Ironic is the fate of Pula: the capital of the Istrian peninsula, a very important regional centre with a busy trading port, is in fact remembered by all for its… Roman ruins.
Yet it is well worth a visit to see the remains of the Roman era in this city: the famous Pula Arena, with the sea glimpsed through the arches of the walls and the white colour of the stone creating a striking contrast with the blue of the water, is the ideal setting for exciting memories and breathtaking photographs.
Beautiful beaches, a wide range of hotels and rooms for rent and a lively nightlife, combined with the ease with which Pula can be reached and from which one can travel to visit other famous locations in Istria, make this town a very popular tourist destination.
Joyce and Pula
The Irish writer James Joyce, author of the literary masterpiece “Ulysses”, lived in Pula for several years while working as a teacher at the Berlitz School. You can see a statue of the writer on the terrace of the café bar Uliks.
The old part of the city follows the original urban layout of the Roman period, with circular streets around the citadel, while the newer area is rectangular in shape.
Pula’s most famous attraction is the Roman amphitheatre, probably the most famous and best preserved outside Italy.
Overlooking a bay to the north of the ancient city and built of local limestone, the amphitheatre is an impressive sight even for those who have already visited its more famous ‘relatives’, such as the Arena in Verona or the Colosseum. The outer wall, 30 metres high, is still almost intact today, while the stone tiers were removed in medieval times to construct other buildings.
Used in the past for gladiator shows and naval combat, it could accommodate up to 20000 spectators. Today it hosts summer theatre and music festivals as well as the Pula Film Festival, the most important summer film event.
Walking around the city of Pula you can still see numerous remains from the Roman period.
They are still visible:
If you are interested in history, you can visit the Istrian Archaeological Museum, with exhibits from prehistory to the Middle Ages from all over Istria. Behind the museum garden you can see a small Roman theatre.
If Roman antiquity is not your thing, you can stroll through the old town centre or shop at the green market founded in the Habsburg era where, in addition to fruit and vegetables, you can buy herb liqueurs, jams, dried figs and lavender products.
To keep your children happy or to make up for a sudden rainy day, you can visit the Pula Aquarium, located in a rather unusual location for an attraction of this type, namely the Austro-Hungarian military fortress Verudela.
Built in the late 19th century, the fortress is located just 3 km from the city centre and overlooks the Verudela peninsula.

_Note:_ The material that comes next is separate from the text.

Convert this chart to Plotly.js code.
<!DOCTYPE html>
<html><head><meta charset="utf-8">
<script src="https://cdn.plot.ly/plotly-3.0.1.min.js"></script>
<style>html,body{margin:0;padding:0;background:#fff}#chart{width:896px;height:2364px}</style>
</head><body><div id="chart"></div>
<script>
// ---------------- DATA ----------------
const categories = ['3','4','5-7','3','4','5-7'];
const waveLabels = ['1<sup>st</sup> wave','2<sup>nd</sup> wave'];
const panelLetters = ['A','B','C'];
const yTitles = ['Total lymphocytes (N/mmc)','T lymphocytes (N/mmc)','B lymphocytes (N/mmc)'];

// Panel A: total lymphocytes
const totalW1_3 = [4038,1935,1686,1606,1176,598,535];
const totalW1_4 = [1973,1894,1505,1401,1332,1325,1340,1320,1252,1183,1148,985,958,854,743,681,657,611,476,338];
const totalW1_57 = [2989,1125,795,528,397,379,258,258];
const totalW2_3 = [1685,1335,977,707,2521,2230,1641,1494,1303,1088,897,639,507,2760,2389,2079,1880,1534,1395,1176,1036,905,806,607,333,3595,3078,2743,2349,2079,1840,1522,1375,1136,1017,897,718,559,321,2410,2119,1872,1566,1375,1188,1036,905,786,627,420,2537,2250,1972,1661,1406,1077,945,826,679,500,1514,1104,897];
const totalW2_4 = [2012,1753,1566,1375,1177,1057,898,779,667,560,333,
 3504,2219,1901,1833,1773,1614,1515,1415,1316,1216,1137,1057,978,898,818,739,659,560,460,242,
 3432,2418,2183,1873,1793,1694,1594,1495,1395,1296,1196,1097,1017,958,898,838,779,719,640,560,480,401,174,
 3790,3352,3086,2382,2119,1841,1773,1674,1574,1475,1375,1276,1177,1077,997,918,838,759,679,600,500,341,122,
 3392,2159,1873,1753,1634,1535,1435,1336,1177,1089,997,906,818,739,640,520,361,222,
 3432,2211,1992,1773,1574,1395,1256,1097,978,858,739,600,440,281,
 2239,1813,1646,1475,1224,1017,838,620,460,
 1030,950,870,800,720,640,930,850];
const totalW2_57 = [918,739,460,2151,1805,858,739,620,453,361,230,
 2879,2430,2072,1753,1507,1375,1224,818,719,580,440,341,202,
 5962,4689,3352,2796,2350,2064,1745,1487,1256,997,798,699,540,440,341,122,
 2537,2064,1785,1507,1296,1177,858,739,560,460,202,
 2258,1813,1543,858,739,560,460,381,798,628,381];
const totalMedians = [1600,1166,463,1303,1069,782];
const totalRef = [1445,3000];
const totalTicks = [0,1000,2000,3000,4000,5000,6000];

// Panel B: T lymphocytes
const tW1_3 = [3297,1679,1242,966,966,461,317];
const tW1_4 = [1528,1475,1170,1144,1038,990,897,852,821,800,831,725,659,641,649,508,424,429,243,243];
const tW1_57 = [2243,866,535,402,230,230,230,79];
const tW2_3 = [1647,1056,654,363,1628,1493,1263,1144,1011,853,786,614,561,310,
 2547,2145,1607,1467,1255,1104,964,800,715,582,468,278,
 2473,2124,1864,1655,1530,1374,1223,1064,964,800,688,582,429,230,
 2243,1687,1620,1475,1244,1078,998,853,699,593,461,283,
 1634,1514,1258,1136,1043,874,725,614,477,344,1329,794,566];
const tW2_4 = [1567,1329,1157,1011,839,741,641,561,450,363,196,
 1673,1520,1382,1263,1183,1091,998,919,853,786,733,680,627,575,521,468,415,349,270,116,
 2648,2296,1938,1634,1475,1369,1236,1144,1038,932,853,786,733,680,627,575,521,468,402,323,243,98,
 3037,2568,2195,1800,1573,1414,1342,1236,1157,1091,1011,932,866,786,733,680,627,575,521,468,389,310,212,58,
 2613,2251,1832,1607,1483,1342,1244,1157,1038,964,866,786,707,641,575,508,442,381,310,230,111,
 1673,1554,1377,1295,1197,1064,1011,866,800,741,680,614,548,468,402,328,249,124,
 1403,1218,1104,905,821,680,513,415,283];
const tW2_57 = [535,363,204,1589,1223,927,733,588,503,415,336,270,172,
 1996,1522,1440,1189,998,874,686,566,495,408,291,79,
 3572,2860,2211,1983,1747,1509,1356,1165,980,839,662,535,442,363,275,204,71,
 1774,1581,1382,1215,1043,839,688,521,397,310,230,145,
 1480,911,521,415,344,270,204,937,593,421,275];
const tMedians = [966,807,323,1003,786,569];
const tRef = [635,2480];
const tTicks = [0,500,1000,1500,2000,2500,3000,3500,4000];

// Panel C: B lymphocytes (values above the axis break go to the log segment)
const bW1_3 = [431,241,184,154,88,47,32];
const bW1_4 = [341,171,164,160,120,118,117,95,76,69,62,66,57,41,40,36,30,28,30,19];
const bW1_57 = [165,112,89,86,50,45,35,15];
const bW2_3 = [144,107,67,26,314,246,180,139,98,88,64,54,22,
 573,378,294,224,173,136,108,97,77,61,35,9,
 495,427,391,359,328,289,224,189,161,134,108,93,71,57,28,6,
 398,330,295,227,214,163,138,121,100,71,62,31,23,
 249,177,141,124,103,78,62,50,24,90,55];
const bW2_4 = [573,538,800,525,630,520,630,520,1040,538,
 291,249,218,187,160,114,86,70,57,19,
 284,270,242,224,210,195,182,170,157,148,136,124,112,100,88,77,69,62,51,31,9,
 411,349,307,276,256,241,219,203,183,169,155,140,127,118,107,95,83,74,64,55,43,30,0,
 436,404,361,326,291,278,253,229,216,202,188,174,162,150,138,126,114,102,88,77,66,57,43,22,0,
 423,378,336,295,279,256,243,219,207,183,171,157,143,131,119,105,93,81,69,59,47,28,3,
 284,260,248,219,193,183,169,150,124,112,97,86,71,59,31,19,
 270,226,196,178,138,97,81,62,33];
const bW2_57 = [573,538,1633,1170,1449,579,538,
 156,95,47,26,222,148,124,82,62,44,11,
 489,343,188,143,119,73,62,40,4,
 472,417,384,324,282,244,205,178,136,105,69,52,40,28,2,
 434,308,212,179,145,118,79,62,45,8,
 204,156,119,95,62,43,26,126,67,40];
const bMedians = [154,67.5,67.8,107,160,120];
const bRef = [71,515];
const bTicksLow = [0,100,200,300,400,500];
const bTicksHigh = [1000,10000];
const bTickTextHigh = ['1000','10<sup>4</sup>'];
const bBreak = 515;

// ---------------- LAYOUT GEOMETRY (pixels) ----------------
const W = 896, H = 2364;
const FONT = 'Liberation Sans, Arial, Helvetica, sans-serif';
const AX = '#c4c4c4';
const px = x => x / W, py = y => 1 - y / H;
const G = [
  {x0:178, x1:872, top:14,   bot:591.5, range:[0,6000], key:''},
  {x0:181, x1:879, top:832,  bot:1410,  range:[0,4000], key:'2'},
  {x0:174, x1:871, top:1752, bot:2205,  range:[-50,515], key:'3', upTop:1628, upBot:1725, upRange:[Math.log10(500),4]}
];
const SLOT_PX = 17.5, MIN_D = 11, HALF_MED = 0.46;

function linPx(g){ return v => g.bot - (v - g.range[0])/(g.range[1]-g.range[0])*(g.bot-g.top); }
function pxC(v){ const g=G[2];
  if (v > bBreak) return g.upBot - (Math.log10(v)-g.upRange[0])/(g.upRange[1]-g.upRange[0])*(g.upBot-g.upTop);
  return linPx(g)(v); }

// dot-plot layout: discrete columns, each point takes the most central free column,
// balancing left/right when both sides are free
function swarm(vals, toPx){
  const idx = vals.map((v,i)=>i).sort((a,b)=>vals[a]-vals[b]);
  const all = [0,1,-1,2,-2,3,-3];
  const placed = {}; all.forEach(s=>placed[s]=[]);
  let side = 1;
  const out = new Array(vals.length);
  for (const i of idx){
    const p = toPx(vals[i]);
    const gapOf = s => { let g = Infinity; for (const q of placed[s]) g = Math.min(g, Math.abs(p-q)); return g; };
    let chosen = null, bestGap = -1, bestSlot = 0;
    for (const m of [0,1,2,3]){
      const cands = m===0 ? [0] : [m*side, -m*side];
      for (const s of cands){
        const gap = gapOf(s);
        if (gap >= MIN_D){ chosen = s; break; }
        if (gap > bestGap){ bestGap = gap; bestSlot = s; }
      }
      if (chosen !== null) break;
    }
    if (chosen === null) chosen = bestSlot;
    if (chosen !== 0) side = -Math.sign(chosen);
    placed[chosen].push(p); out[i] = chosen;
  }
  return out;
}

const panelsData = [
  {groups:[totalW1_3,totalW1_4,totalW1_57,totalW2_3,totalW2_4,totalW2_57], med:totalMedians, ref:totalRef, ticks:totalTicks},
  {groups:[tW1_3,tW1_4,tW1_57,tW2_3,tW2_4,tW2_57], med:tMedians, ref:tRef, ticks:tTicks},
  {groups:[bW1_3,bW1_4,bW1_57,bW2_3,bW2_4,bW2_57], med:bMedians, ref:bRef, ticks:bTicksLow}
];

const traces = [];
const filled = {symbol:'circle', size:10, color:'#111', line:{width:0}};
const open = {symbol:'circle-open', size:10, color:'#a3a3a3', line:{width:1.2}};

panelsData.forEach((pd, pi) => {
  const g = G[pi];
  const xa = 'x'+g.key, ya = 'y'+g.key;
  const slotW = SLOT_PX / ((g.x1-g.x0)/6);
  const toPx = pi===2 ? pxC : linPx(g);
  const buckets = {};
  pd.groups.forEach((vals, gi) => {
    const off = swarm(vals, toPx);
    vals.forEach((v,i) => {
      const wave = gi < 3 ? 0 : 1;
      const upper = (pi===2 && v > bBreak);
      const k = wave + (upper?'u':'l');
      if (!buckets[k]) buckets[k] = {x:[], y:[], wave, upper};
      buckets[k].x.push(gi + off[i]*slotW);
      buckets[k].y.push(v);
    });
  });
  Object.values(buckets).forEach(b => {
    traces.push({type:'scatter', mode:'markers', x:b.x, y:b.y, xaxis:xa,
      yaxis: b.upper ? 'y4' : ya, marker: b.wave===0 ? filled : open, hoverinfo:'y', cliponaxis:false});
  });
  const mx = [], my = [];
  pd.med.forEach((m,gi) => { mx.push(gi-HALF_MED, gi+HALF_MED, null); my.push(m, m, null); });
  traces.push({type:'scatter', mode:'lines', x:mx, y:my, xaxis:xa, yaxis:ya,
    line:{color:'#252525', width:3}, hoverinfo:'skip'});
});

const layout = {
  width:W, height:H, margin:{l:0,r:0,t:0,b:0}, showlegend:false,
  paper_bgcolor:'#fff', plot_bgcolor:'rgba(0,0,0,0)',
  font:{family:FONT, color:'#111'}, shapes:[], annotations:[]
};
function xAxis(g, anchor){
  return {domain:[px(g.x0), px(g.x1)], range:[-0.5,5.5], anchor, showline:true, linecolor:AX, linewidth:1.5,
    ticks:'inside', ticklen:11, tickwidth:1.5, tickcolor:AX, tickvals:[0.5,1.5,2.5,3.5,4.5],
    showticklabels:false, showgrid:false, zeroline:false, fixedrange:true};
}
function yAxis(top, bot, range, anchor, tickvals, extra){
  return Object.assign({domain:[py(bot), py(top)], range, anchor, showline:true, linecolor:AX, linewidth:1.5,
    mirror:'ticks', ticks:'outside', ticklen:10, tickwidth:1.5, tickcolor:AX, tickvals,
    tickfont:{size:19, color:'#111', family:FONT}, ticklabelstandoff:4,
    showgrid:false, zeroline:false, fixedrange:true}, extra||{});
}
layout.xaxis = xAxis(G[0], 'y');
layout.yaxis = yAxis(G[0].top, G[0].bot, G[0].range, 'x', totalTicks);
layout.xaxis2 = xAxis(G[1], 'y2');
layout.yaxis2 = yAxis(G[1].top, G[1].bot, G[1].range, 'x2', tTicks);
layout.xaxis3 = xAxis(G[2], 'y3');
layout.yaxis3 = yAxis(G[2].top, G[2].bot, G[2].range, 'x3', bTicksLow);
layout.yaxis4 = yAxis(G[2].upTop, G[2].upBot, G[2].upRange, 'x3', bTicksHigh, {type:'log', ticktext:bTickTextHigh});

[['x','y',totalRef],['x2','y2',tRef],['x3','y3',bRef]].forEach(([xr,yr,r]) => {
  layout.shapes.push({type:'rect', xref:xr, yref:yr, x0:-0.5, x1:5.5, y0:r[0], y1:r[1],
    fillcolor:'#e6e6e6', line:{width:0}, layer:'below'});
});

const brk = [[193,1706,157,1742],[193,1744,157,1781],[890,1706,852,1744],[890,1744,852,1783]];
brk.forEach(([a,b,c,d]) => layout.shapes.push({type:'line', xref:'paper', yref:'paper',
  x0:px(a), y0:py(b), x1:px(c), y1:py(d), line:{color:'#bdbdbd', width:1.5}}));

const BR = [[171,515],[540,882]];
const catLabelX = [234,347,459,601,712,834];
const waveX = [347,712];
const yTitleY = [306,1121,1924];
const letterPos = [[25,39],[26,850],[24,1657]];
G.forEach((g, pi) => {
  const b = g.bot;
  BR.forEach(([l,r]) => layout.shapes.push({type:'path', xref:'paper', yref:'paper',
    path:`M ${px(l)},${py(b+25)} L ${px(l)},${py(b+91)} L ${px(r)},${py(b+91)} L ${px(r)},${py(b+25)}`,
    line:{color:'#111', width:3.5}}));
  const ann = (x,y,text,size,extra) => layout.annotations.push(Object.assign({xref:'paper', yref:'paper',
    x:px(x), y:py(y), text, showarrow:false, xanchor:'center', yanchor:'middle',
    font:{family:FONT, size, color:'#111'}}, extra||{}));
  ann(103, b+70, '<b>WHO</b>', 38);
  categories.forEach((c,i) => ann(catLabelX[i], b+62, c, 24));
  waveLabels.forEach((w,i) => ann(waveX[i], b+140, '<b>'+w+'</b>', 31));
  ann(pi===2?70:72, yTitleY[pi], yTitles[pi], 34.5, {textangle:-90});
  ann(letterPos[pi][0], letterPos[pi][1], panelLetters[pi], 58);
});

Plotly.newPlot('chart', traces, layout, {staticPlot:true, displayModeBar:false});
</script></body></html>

The city’s most interesting religious buildings include the Cathedral, rebuilt in the 14th century on the remains of an earlier Roman construction, and the Chapel of Santa Maria Formosa, which represents what remains of an ancient Benedictine abbey. The mosaics that decorated its walls are on display in the Archaeological Museum.
There is no city beach in Pula, but the city is surrounded by a long series of rock formations that create a variety of small beaches. There are very few sandy beaches in the area, among them Debelijk.
Below are three of the most beautiful beaches in and around Pula.
The beaches of Punta Verudela are the most touristy in the area around Pula. Among them, the most famous are undoubtedly Ambrela, which can boast of having won the Blue Flag, and Hawaii Beach, which despite its name is not a sandy beach in the shade of palm trees, but a pebble beach with a few rocks from which you can dive.
The tourist facilities on the Verudela peninsula can also be reached by city bus.
Valkana, or Valkane, is a pebble beach stretching along a bay southwest of Pula. There are several cemented terraces for sunbathing and it is close to several bars and restaurants.
If you want wilder-looking beaches, visit the Kamenjak Nature Park, located at the end of the Premantura promontory, about 10 km from the centre of Pula.
The park is beautiful in itself, with numerous nature trails – including a dinosaur trail that will delight the most curious children – but the great attraction of the area are the wonderful beaches, mostly rocks.
A must-see is Kolumbarica beach, bathed by a sea of extraordinary colours. It is famous for its rocks suitable for adrenalin-pumping dives and for its underwater caves, which, if you are adventurous, you can swim through.
Pula is an excellent base for exploring other Istrian towns and surrounding islands. Just a few kilometres away you will find fascinating destinations such as Kamenjak Park, Medulin and the boat mooring for the Brijuni Islands Nature Park.
Poreč and Rovinj, the most famous tourist resorts in Istria, are also easily reached on a day trip.
Those who enjoy active holidays in the Pula area can enjoy water skiing, parasailing, diving or rent rowing and motor boats.
Pula is only 120 km from Trieste and can be reached quickly by car via Slovenia. There are buses from other European cities, and if you are already in Croatia you can take a bus to Pula from Rijeka and Zagreb.